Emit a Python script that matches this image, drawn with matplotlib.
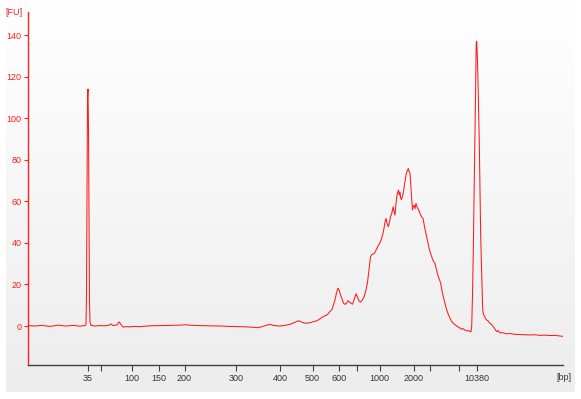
import numpy as np
import matplotlib
matplotlib.use("Agg")
import matplotlib.pyplot as plt
from matplotlib.colors import LinearSegmentedColormap

# Migration time (arbitrary units) and fluorescence [FU]
time = [0, 7, 14, 22, 30, 38, 46, 52, 57, 58, 58.5, 59, 59.5, 60, 60.5, 61, 61.5, 62, 63,
        67, 72, 77, 81, 83, 85, 89, 91, 93, 95, 98, 102, 107, 112, 122, 132, 142, 152, 157,
        162, 172, 182, 192, 202, 212, 222, 230, 234, 238, 242, 246, 252, 257, 262, 267, 270,
        272, 275, 278, 282, 286, 289, 292, 295, 299, 302, 304, 306, 307, 308.5, 310, 311,
        312.5, 314, 315.5, 317, 318.5, 320, 321.5, 323, 324.5, 326, 328, 329.5, 331, 332.5,
        334, 336, 338, 339.5, 340.5, 341.5, 342.5, 344, 346, 347, 348.5, 350, 352, 353.5, 355,
        356, 357, 358, 359, 360.3, 361.5, 362.5, 363.7, 364.5, 365.2, 366, 367, 367.8, 368.7,
        369.5, 370.5, 371.3, 372, 372.7, 373.5, 374.5, 375.5, 376.5, 378, 379, 380.3, 381,
        382, 382.8, 383.7, 384.5, 385.2, 386, 387, 388, 389.3, 390.5, 391.5, 392.5, 393.7,
        395, 396, 397, 398.3, 400, 401.5, 403.7, 405, 407, 408.5, 410.3, 411.5, 412.7, 414,
        415.3, 417, 418.7, 420, 421.5, 423.7, 425.5, 427, 428.7, 430, 432, 433.7, 435, 437,
        439, 440.5, 442.3, 443, 443.7, 444.5, 445.3, 446.3, 447.5, 448.2, 448.7, 449.3, 450,
        451.3, 452.7, 453.7, 454.7, 455.5, 456.5, 457.5, 458.7, 460, 461.5, 463.7, 465.3,
        467, 468.7, 470.3, 472, 475, 478.7, 482, 487, 492, 497, 502, 507, 512, 517, 522,
        527, 532, 535]
fu = [0.2, 0.0, 0.3, -0.2, 0.4, 0.0, 0.3, -0.1, 0.2, 0.5, 15, 60, 110, 114, 95, 50, 12, 2,
      0.3, 0.0, 0.2, 0.1, 0.4, 1.0, 0.2, 0.5, 2.0, 0.8, -0.5, -0.3, -0.4, -0.2, -0.3, 0.1,
      0.2, 0.3, 0.4, 0.6, 0.4, 0.2, 0.1, 0.0, -0.2, -0.3, -0.5, -0.8, -0.3, 0.3, 0.8, 0.2,
      0.0, 0.3, 0.8, 1.8, 2.5, 2.3, 1.6, 1.3, 1.6, 2.2, 2.5, 3.5, 4.5, 5.3, 7.0, 8.0, 11,
      12.5, 16, 18.2, 17.5, 15, 13, 11, 10.4, 11.0, 12.2, 11.5, 11.0, 10.5, 12.5, 15.5, 14,
      12, 11.5, 12.3, 14, 17.3, 21, 25, 29, 33.3, 34.5, 34.8, 35.5, 37, 38.5, 40, 42, 44.6,
      47, 50, 51.8, 49.5, 47.8, 50, 52.6, 54, 56, 57.4, 55, 53.4, 58, 62, 64, 65.4, 63,
      64.5, 61.4, 60.8, 62.5, 64.6, 68, 72.6, 74.5, 75.8, 74.7, 73.4, 68, 61, 55.8, 57.5,
      58.2, 56.5, 59, 57, 56, 55, 53.5, 52.5, 51.8, 49, 46.5, 43.8, 40, 36.5, 33.3, 31.5,
      30.1, 27, 23.7, 22.3, 20.5, 17, 14.1, 11, 7.7, 6, 4.3, 2.1, 1.2, 0.6, 0.0, -0.3, -1.0,
      -1.6, -1.2, -2.0, -2.3, -2.2, -2.7, -2.8, -0.3, 15, 36.5, 68.6, 110, 136, 137, 130,
      118, 87.8, 43, 25, 7.7, 5.5, 4.8, 3.5, 2.9, 2.5, 1.5, 0.6, -0.3, -1.5, -2.7, -2.2,
      -3.3, -3.2, -3.8, -3.6, -4.0, -4.1, -4.2, -4.3, -4.2, -4.5, -4.4, -4.6, -4.5, -4.8,
      -5.0]

# Ladder (bp) tick positions on the time axis and their labels
tick_times = [59.5, 72.5, 103.5, 130.5, 156.5, 208, 252, 284.5, 311, 328.5, 351.5,
              385.5, 401.5, 430.5, 448.5]
tick_labels = ["35", "", "100", "150", "200", "300", "400", "500", "600", "", "1000",
               "2000", "", "", "10380"]
fu_ticks = [0, 20, 40, 60, 80, 100, 120, 140]

W, H = 581, 399
fig = plt.figure(figsize=(W / 100, H / 100), dpi=100, facecolor="white")

# gradient panel
bg = fig.add_axes([6 / W, (H - 392) / H, 569 / W, 392 / H], zorder=0)
grad = np.linspace(0, 1, 256)[:, None]
cmap = LinearSegmentedColormap.from_list("g", ["#ffffff", "#ededed"])
bg.imshow(grad, aspect="auto", cmap=cmap, extent=[0, 1, 0, 1], origin="upper")
bg.set_axis_off()

ax = fig.add_axes([28 / W, (H - 365) / H, (563 - 28) / W, (365 - 12) / H], zorder=1)
ax.patch.set_alpha(0)
ax.plot(time, fu, color="#ff1a1a", lw=0.75)
ax.set_xlim(0, 535)
ax.set_ylim(-18.76, 151.1)

for s in ["top", "right"]:
    ax.spines[s].set_visible(False)
ax.spines["left"].set_color("#ff2020")
ax.spines["left"].set_linewidth(1.0)
ax.spines["bottom"].set_color("#404040")
ax.spines["bottom"].set_linewidth(1.0)

fontname = "Liberation Sans"
ax.set_yticks(fu_ticks)
ax.set_yticklabels([str(v) for v in fu_ticks], fontsize=6.5, color="#ff2020", family=fontname)
ax.tick_params(axis="y", colors="#ff2020", length=3, width=0.8, pad=1.5)
ax.set_xticks(tick_times)
ax.set_xticklabels(tick_labels, fontsize=6.5, color="#333333", family=fontname)
ax.tick_params(axis="x", colors="#404040", length=4, width=0.8, pad=2.5, labelcolor="#333333")

fig.text(14 / W, 1 - 12.5 / H, "[FU]", fontsize=6.5, color="#ff2020", family=fontname,
         ha="center", va="center")
fig.text(564 / W, 1 - 377 / H, "[bp]", fontsize=6.5, color="#333333", family=fontname,
         ha="center", va="center")

fig.savefig("out.png", dpi=100, facecolor=fig.get_facecolor())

····················

### TASK DESCRIPTION
Give again, word for word, every line from the top of the data through the line with "from matplotlib.colors import", both ends included, and exclude the pictures.

### COMPLETED TASK
Emit a Python script that matches this image, drawn with matplotlib.
import numpy as np
import matplotlib
matplotlib.use("Agg")
import matplotlib.pyplot as plt
from matplotlib.colors import LinearSegmentedColormap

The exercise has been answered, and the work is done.